THE SPIRIT OF DREAMS AND LEGENDS
I've absolutely loved this virtual tour and I cannot think of a better place to make my last stop before being back in the UK for #worldginday I hope you will all forgive me for using snippets from previous posts, but I will still tell Eleanor's story at some point in a dedicated blog, as .....well, I write too much for Instagram! I believe it won't be long before you can all get a bottle of Melifera in the UK, but until then, grab a G&T and dream with me of the world eventually returning to normal and being able to getaway to visit beautiful places, such as where this gin is born.
Off the shores of the Côte d'Argent a fortress island sits proud of the Atlantic Ocean. An island of legends, with beautiful white sand beaches, herbaceous marshes and untamed pine forests where nature reigns.

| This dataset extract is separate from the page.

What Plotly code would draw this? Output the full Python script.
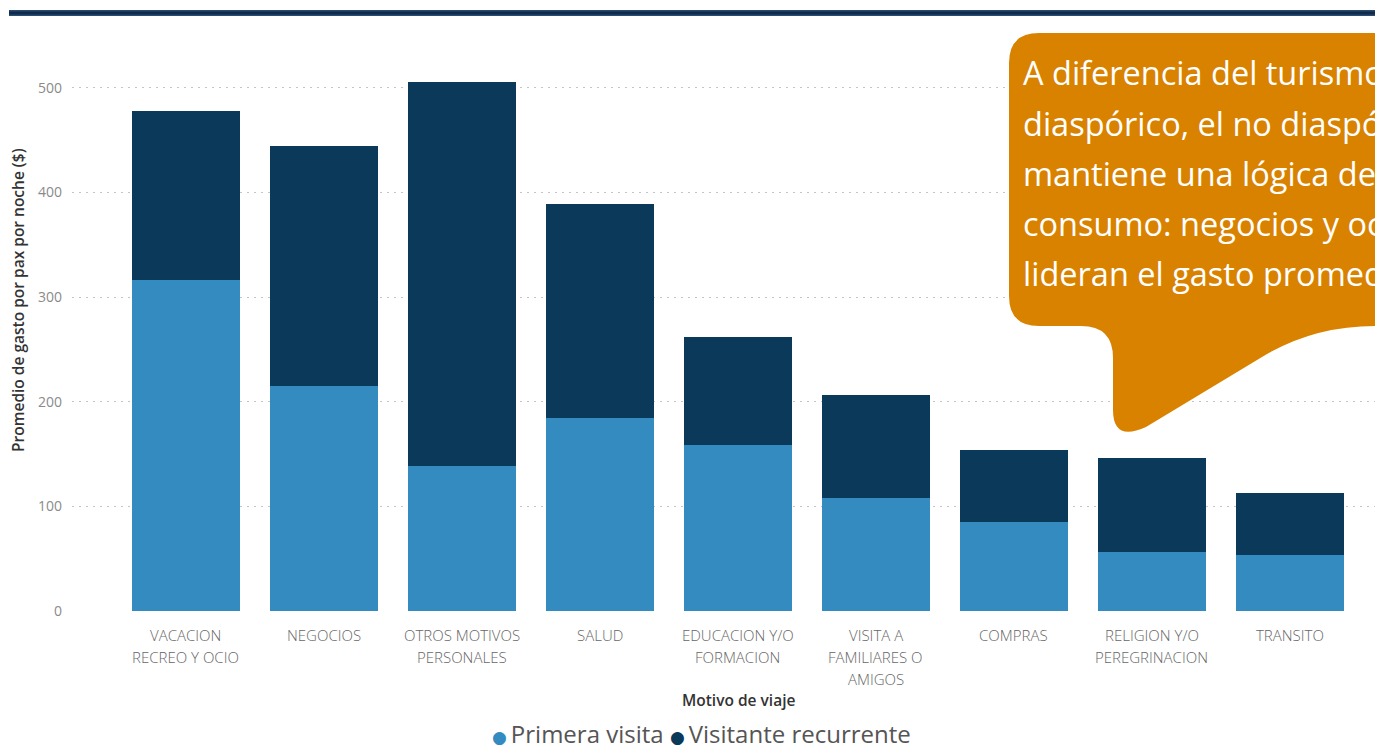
import plotly.graph_objects as go

categories = ["VACACION RECREO Y OCIO", "NEGOCIOS", "OTROS MOTIVOS PERSONALES", "SALUD",
              "EDUCACION Y/O FORMACION", "VISITA A FAMILIARES O AMIGOS", "COMPRAS",
              "RELIGION Y/O PEREGRINACION", "TRANSITO"]
tick_labels = [["VACACION", "RECREO Y OCIO"], ["NEGOCIOS"], ["OTROS MOTIVOS", "PERSONALES"], ["SALUD"],
               ["EDUCACION Y/O", "FORMACION"], ["VISITA A", "FAMILIARES O", "AMIGOS"], ["COMPRAS"],
               ["RELIGION Y/O", "PEREGRINACION"], ["TRANSITO"]]
primera_visita = [316.5, 215, 139, 184, 158.5, 108, 85.5, 56.5, 53.7]
visitante_recurrente = [161.5, 229, 367, 205, 103, 98.8, 68.7, 89.8, 58.8]
y_ticks = [0, 100, 200, 300, 400, 500]

callout_lines = ["A diferencia del turismo", "diaspórico, el no diaspórico",
                 "mantiene una lógica de", "consumo: negocios y ocio",
                 "lideran el gasto promedio."]

C_LIGHT = "#338BC0"
C_DARK = "#0B3959"
C_ORANGE = "#D98200"

W, H = 1375, 749
L, R, T, B = 72, 0, 70, 138
PW, PH = W - L - R, H - T - B


def px(x):
    return (x - L) / PW


def py(y):
    return (H - B - y) / PH


fig = go.Figure()
fig.add_trace(go.Bar(x=categories, y=primera_visita, name="Primera visita",
                     marker=dict(color=C_LIGHT, line=dict(width=0))))
fig.add_trace(go.Bar(x=categories, y=visitante_recurrente, name="Visitante recurrente",
                     marker=dict(color=C_DARK, line=dict(width=0))))

annotations = []
# x tick labels
for i, lines in enumerate(tick_labels):
    for j, line in enumerate(lines):
        annotations.append(dict(x=categories[i], xref="x", y=py(635 + 22 * j), yref="paper",
                                text=line, showarrow=False, xanchor="center", yanchor="middle",
                                font=dict(family="Open Sans", size=15, color="#666666", weight=300)))
# axis titles
annotations.append(dict(x=px(738), y=py(700), xref="paper", yref="paper", text="Motivo de viaje",
                        showarrow=False, xanchor="center", yanchor="middle",
                        font=dict(family="Open Sans", size=15.5, color="#333333", weight=600)))
annotations.append(dict(x=px(18), y=py(300), xref="paper", yref="paper",
                        text="Promedio de gasto por pax por noche ($)", textangle=-90,
                        showarrow=False, xanchor="center", yanchor="middle",
                        font=dict(family="Open Sans", size=15.5, color="#333333", weight=600)))
# legend
bullet = "<span style='color:{};font-family:DejaVu Sans;font-size:17px'>●</span>\u2009"
annotations.append(dict(x=px(701), y=py(733), xref="paper", yref="paper",
                        text=bullet.format(C_LIGHT) + "Primera visita "
                             + bullet.format(C_DARK) + "Visitante recurrente",
                        showarrow=False, xanchor="center", yanchor="middle",
                        font=dict(family="Open Sans", size=24, color="#555555")))
# callout text
for k, line in enumerate(callout_lines):
    annotations.append(dict(x=px(1021), y=py(73 + 50 * k), xref="paper", yref="paper", text=line,
                            showarrow=False, xanchor="left", yanchor="middle",
                            font=dict(family="Open Sans", size=32.5, color="white")))

path = ("M {} {} L {} {} L {} {} L {} {} Q {} {} {} {} L {} {} Q {} {} {} {} L {} {} "
        "Q {} {} {} {} L {} {} Q {} {} {} {} L {} {} Q {} {} {} {} Z")
coords = [(1039, 33), (1400, 33), (1400, 326), (1375, 326), (1313, 326), (1262, 357),
          (1146, 427), (1113, 442), (1113, 410), (1113, 358), (1113, 326), (1081, 326),
          (1039, 326), (1009, 326), (1009, 296), (1009, 63), (1009, 33), (1039, 33)]
vals = []
for (x, y) in coords:
    vals += [f"{px(x):.5f}", f"{py(y):.5f}"]
callout_path = path.format(*vals)

shapes = [
    dict(type="path", path=callout_path, xref="paper", yref="paper",
         fillcolor=C_ORANGE, line=dict(width=0), layer="above"),
    dict(type="rect", x0=px(9), x1=px(1400), y0=py(10), y1=py(16), xref="paper", yref="paper",
         fillcolor="#2A4A70", line=dict(width=0), layer="above"),
    dict(type="rect", x0=px(9), x1=px(1400), y0=py(11.5), y1=py(14.5), xref="paper", yref="paper",
         fillcolor="#0F2A4A", line=dict(width=0), layer="above"),
]

fig.update_layout(
    barmode="stack",
    bargap=0.217,
    width=W, height=H,
    margin=dict(l=L, r=R, t=T, b=B, pad=0),
    paper_bgcolor="white", plot_bgcolor="white",
    showlegend=False,
    annotations=annotations,
    shapes=shapes,
    xaxis=dict(range=[-0.826, 8.616], showticklabels=False, showgrid=False, zeroline=False,
               showline=False, ticks=""),
    yaxis=dict(range=[0, 517], tickvals=y_ticks, ticktext=[str(v) for v in y_ticks],
               showgrid=True, gridcolor="#c4c4c4", griddash="2px,5px", gridwidth=1,
               zeroline=False, showline=False, ticks="", ticklabelstandoff=9,
               tickfont=dict(family="Open Sans", size=14, color="#8a8a8a")),
)

fig.write_html("out.html", config={"displayModeBar": False},
               post_script="document.body.style.margin='0';document.body.style.overflow='hidden';")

Scattered around the sun-kissed island are small villages, with old world charm, but for a bit of tranquillity, head to the sandy dunes, where bright yellow immortelle and grasses scent the air. Here you can sit and reflect, whilst watching the gentle waves rhythmically wash the shore and taste the salty, sweet air on your lips.
Once populated with wild beasts and game and the playground of royalty, this island gave birth to an heiress whose wealth, power and beauty made her one of the most eligible brides in Europe during the Middle Ages. Like the immortelle flower, the history and legends around her do not fade.
Eleanor, Duchess of Aquitaine, Queen of France and Queen of England.
The spirit of Eleanor lives on and Christophe and his wife Cécile have handcrafted a beautiful organic gin, presented in a stunning bottle, which is not only a tribute to Eleanor (Alienor), but also to the island of Oléron and of course, the immortelle flower.
For them, creating a gin was all about nostalgia - capturing childhood memories of days spent on sandy beaches and returning home with sun-kissed faces, damp hair and salty skin. It's about appreciating nature at its finest whilst watching the sun set over the sea as you curl your toes in the warm sand and fill your lungs with the sweet scent of the air surrounding you.